Characterization of additive manufactured particles for DEM validation studies

Abstract

Discrete element method (DEM) simulations are often validated using physical laboratory tests on analogue soils to confirm the macro-scale response. These analogue soils have typically consisted of steel ball bearings or glass beads, thus limiting the shapes to spherical particles. Additive Manufacturing (AM) technologies can be used to create 3D objects of any shape layer-by-layer. Using these AM particles as analogue soils allows for DEM validations to be performed using a wide range of shapes, more realistically replicating natural sands and gravels. In order to use these AM particles, however, characterization of the AM material is essential to ensure its suitability for laboratory testing and to determine the intrinsic material properties input into the DEM models. This paper describes a study in which material properties and surface characteristics of two different additively manufactured materials are determined.
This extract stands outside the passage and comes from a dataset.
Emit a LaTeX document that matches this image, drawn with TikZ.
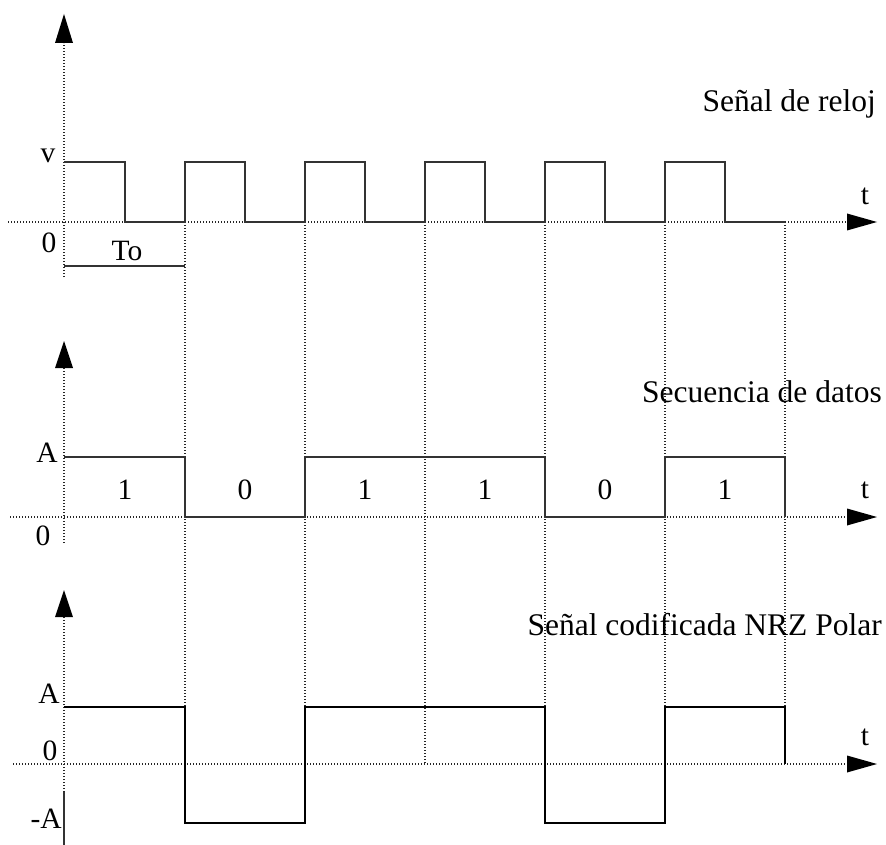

A gypsum-epoxy composite material and a photopolymer material were tested to determine properties such as Young’s modulus, Poisson’s ratio, shape, surface roughness, and inter-particle friction angle. In comparison to the commonly used steel ball bearings and alkaline glass beads, the AM particles exhibited improved circularity. The hardness and Young’s modulus values were measured directly and then a fitting procedure was used to assess the Hertzian behavior of the spheres under uniaxial compression. While the inter-particle friction angle and the surface roughness were higher for the AM particles in comparison to the steel ball bearings and glass beads, the ability to control particle shape for the AM particles proves advantageous for manipulation of shape parameters for DEM validation.